● To be done: State how many lines of the records contain the string "script", and give no other information.

● Records provided:
"""

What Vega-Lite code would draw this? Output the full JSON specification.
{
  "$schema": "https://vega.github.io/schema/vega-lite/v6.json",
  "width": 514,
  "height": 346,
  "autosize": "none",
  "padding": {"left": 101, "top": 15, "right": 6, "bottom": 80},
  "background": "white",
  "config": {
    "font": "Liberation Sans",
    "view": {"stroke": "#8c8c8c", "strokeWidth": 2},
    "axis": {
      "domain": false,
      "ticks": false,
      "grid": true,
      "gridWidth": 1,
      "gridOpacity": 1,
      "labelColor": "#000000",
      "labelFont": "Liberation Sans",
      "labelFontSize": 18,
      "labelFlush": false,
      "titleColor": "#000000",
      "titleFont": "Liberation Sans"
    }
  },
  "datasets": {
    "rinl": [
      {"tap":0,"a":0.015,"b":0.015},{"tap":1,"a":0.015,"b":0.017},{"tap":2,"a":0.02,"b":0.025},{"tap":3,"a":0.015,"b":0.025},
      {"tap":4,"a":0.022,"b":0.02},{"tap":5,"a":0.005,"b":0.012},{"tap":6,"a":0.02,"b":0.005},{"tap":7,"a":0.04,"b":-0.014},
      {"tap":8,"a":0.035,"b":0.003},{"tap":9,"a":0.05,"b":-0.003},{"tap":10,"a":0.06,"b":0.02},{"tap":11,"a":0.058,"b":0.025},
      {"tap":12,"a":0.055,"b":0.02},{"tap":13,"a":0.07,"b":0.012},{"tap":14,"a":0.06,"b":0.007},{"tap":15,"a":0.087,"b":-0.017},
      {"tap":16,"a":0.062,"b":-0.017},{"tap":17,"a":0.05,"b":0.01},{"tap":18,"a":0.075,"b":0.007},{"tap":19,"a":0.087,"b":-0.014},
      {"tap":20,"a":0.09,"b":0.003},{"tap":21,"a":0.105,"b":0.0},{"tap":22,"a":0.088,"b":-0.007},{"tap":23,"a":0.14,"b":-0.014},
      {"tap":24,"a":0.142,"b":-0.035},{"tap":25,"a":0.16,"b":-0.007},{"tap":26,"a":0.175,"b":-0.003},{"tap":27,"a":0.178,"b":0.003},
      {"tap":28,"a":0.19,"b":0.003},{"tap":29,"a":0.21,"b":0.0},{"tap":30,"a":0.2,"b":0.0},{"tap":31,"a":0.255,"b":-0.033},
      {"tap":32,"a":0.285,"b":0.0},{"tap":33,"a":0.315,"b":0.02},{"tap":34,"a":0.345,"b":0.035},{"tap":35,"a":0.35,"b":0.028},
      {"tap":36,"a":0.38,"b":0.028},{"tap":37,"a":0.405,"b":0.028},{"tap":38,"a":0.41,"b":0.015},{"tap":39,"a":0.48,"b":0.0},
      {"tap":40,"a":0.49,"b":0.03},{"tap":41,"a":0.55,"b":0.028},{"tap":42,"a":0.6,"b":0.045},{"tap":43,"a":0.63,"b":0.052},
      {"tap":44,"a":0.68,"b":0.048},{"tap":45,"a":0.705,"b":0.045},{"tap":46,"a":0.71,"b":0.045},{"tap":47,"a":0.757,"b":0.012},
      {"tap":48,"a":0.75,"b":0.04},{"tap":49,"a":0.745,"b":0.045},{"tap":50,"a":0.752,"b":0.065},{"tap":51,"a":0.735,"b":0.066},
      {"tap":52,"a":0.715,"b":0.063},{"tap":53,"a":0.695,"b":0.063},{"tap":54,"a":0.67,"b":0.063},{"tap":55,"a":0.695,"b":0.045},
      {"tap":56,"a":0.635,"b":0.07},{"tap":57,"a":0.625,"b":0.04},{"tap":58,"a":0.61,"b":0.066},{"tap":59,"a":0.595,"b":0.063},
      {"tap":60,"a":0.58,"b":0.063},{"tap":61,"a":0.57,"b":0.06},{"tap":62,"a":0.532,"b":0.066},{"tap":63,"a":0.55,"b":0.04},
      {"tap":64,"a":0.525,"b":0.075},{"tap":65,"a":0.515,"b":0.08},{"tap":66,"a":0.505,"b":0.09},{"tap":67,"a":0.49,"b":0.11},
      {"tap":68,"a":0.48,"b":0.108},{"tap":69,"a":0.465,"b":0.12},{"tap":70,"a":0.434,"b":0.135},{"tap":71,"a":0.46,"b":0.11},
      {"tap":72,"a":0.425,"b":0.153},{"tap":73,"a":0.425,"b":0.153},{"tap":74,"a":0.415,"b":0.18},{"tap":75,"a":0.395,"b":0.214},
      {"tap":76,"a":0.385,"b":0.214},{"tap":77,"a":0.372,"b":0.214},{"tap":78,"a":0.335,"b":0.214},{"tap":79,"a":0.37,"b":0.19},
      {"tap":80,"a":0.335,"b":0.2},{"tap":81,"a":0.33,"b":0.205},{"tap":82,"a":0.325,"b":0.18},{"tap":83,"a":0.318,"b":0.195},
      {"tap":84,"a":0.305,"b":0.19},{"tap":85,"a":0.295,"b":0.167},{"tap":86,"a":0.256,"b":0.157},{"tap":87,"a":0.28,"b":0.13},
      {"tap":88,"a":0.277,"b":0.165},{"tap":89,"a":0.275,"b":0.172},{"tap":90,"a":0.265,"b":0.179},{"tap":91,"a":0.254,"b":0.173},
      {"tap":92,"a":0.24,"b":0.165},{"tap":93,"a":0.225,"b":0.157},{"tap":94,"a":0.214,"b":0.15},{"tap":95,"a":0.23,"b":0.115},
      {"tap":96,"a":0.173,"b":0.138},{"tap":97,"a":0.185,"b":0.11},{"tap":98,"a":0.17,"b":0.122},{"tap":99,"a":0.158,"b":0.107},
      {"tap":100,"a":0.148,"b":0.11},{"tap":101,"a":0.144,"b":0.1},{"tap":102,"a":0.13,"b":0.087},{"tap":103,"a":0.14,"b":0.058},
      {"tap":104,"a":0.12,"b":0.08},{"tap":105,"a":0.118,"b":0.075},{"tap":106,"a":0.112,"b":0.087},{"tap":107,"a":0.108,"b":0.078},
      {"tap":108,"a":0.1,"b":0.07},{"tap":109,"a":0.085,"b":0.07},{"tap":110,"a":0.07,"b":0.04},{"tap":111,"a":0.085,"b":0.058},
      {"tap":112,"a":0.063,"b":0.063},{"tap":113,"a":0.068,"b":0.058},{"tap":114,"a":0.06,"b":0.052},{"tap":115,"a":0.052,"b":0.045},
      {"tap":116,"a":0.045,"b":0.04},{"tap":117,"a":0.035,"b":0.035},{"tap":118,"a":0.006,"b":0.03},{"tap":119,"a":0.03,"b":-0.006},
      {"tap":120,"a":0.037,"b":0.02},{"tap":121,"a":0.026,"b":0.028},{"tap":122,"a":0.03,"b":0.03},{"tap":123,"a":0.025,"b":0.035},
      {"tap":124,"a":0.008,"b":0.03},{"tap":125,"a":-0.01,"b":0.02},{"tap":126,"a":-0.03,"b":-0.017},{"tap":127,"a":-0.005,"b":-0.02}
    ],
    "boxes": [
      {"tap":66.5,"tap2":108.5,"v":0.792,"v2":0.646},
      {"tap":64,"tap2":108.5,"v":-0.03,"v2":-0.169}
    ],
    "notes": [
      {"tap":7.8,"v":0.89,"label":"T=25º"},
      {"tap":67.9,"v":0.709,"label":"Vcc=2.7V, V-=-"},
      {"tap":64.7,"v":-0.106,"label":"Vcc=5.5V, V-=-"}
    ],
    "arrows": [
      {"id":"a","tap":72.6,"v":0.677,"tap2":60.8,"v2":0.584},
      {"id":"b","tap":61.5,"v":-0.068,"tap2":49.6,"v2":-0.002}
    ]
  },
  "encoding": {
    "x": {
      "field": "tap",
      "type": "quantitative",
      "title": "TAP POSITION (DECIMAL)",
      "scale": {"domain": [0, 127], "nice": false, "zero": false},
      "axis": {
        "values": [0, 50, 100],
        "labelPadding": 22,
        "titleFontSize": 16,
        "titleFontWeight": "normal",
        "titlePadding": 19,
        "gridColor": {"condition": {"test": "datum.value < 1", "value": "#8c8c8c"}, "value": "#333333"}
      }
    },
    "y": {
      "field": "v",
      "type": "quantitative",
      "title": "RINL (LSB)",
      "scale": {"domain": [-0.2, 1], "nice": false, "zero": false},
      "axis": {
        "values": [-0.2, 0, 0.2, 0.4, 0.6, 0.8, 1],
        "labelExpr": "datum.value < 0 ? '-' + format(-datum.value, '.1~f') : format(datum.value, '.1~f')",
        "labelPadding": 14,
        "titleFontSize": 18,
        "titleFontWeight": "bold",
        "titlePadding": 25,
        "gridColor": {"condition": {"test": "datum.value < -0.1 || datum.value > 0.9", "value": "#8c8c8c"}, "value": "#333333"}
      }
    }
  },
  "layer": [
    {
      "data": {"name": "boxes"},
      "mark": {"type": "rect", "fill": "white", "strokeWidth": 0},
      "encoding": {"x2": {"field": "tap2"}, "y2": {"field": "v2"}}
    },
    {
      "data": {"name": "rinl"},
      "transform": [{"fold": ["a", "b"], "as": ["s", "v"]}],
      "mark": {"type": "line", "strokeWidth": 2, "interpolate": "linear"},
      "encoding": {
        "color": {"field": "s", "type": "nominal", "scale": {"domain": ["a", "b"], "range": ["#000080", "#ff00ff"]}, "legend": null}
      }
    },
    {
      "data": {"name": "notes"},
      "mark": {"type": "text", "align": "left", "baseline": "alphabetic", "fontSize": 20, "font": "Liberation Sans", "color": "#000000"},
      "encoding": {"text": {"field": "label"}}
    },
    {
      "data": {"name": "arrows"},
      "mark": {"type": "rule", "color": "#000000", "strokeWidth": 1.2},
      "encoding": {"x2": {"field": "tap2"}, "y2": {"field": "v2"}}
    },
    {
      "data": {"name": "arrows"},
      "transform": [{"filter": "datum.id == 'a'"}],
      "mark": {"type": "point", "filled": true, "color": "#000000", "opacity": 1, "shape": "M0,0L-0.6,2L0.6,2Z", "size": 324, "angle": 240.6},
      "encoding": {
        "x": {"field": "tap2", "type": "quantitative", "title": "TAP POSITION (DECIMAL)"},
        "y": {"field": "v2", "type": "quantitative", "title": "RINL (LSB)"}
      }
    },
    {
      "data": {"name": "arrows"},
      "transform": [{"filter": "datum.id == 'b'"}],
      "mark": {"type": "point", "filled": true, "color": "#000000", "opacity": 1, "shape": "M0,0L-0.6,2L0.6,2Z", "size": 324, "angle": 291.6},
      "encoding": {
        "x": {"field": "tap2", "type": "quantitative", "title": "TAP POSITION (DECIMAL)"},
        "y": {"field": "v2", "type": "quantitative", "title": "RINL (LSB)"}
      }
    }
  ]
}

"""
"""

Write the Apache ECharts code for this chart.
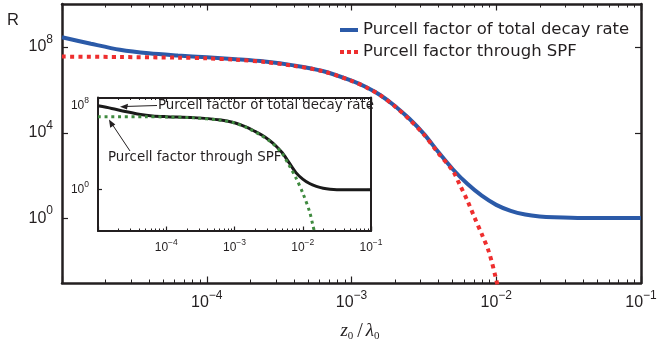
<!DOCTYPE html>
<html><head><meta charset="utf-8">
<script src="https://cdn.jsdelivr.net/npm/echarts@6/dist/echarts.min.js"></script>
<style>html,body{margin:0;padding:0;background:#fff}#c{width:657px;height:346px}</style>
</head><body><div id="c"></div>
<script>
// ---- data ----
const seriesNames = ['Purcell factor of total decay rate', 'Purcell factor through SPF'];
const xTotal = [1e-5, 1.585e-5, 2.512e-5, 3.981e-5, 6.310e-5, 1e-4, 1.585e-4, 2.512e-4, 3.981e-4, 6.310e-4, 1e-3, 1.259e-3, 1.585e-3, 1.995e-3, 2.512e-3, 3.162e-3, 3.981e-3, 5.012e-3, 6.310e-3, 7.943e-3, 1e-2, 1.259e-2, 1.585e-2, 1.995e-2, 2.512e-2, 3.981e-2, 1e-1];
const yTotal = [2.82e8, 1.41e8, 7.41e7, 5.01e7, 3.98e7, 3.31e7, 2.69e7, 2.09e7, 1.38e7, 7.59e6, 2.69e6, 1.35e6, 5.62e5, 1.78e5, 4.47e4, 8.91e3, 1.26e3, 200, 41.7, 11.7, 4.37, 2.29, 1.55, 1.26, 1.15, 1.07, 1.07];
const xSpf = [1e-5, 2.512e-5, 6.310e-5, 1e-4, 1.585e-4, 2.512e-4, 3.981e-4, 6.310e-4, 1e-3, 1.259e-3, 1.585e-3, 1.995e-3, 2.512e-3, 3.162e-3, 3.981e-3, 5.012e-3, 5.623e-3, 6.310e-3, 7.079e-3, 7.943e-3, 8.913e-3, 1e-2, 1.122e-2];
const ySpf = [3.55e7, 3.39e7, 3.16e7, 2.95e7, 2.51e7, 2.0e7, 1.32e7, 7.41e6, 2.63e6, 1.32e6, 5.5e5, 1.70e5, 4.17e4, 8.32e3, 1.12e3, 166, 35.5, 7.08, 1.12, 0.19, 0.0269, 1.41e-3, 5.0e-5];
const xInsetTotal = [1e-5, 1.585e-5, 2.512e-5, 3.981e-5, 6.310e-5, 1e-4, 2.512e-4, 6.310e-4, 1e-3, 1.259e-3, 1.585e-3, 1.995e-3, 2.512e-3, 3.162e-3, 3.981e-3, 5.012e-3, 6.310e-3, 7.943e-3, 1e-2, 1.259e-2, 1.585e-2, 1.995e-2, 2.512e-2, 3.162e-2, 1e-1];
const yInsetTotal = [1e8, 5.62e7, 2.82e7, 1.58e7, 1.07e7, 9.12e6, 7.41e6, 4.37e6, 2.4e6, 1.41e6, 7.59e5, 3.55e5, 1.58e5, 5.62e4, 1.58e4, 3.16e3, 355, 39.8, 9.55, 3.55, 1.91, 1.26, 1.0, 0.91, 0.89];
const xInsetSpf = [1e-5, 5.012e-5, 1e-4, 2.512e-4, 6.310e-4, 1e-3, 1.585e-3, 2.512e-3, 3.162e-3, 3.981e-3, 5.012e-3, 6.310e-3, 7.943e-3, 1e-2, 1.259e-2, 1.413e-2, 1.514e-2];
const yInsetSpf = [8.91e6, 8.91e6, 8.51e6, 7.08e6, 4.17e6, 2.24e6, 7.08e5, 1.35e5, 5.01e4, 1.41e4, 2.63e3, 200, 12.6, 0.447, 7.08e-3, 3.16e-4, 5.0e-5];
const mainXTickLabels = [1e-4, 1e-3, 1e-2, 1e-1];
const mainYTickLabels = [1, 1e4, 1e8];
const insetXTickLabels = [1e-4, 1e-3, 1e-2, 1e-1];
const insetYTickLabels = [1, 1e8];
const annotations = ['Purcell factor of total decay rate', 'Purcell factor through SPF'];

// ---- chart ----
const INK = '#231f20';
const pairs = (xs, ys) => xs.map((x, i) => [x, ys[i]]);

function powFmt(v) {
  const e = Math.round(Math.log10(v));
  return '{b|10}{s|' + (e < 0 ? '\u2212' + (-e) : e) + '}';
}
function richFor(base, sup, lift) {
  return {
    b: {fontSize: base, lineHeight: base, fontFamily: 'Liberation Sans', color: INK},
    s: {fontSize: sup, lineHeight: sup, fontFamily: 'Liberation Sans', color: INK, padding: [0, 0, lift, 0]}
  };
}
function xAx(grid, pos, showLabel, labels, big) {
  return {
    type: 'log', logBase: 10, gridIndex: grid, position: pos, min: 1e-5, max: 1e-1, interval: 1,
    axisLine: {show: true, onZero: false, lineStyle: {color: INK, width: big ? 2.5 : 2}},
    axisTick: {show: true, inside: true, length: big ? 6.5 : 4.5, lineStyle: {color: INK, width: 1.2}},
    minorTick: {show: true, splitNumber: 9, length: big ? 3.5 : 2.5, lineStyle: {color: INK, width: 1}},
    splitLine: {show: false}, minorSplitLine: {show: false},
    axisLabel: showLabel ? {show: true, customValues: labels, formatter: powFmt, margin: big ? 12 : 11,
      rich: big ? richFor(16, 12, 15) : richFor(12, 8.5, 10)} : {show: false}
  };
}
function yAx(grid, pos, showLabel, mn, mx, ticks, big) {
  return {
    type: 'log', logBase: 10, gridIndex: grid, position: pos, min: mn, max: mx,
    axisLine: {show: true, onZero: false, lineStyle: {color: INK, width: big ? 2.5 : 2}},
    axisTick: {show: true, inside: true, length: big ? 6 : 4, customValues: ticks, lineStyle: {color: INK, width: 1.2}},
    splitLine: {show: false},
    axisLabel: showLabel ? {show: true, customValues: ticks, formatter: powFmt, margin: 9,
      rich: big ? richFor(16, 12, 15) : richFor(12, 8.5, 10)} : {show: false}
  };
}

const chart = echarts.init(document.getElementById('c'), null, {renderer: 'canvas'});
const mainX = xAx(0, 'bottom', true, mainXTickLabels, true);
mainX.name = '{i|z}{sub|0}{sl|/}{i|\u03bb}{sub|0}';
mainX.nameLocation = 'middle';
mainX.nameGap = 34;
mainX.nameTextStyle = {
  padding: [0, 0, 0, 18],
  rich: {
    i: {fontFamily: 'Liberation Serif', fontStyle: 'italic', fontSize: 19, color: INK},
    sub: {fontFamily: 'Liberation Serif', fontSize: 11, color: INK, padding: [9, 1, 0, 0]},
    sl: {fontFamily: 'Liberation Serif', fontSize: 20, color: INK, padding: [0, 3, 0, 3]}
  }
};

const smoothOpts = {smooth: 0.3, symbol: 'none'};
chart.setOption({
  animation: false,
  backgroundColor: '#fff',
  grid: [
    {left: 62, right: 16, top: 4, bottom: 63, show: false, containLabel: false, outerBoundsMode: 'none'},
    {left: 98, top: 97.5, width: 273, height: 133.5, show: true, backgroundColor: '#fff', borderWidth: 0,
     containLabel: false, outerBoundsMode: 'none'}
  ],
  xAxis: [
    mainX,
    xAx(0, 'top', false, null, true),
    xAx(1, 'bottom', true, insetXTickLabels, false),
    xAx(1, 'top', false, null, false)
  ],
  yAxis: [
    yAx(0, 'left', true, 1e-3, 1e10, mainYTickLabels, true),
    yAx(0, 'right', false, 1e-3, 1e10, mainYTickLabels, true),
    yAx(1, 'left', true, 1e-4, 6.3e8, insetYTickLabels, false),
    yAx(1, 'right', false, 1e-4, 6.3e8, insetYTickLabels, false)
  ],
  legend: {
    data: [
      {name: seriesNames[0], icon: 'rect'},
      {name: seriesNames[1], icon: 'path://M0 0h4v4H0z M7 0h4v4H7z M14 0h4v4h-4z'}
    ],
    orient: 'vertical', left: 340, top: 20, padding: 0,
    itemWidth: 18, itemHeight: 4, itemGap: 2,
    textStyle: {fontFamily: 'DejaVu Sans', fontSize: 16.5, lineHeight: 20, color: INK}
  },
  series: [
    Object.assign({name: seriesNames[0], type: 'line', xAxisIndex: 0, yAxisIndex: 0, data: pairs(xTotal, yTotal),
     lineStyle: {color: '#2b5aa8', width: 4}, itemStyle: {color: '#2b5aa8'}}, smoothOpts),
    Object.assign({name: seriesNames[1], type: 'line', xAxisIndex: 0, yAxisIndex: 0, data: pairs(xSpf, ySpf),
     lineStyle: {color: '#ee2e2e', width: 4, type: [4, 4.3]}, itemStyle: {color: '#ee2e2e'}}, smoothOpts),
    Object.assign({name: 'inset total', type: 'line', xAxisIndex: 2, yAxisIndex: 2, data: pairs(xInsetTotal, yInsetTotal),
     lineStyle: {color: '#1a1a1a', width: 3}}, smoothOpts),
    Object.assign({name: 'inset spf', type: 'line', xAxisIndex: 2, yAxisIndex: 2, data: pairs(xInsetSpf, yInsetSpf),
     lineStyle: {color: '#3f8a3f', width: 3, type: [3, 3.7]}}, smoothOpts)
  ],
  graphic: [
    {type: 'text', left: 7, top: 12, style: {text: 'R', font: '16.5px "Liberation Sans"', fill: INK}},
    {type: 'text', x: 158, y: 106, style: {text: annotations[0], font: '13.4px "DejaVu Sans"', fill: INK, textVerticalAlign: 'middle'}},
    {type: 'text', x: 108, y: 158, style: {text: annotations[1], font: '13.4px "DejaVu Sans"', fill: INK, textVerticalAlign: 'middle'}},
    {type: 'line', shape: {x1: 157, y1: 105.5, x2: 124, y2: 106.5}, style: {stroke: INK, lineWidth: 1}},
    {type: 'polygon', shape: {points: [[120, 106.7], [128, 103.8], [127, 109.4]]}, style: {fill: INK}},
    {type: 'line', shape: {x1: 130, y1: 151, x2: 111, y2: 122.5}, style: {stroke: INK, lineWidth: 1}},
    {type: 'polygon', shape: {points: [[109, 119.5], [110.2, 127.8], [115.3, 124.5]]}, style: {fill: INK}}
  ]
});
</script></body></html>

"""
"""

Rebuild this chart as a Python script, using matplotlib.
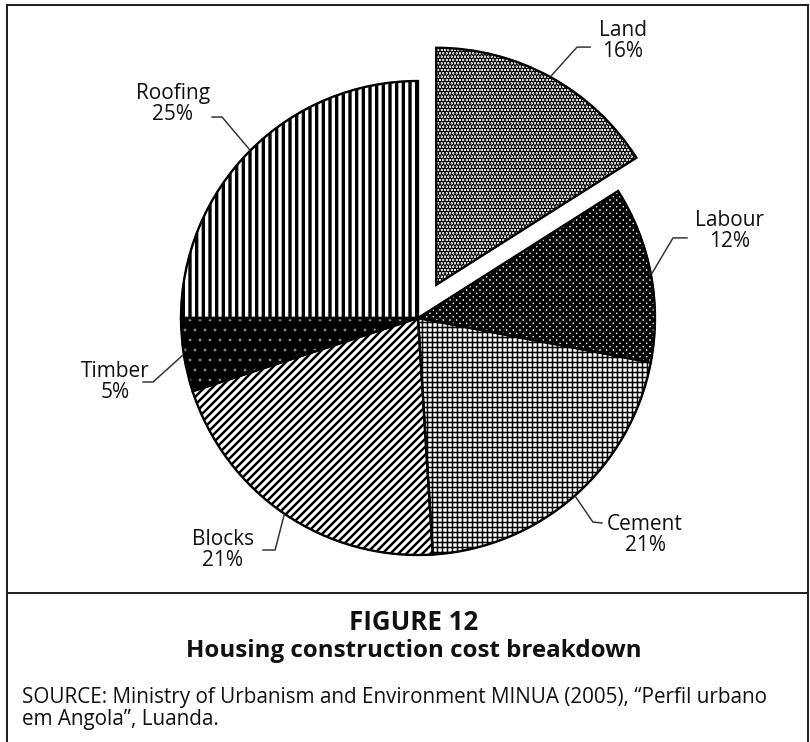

"""

● Solved problem: 4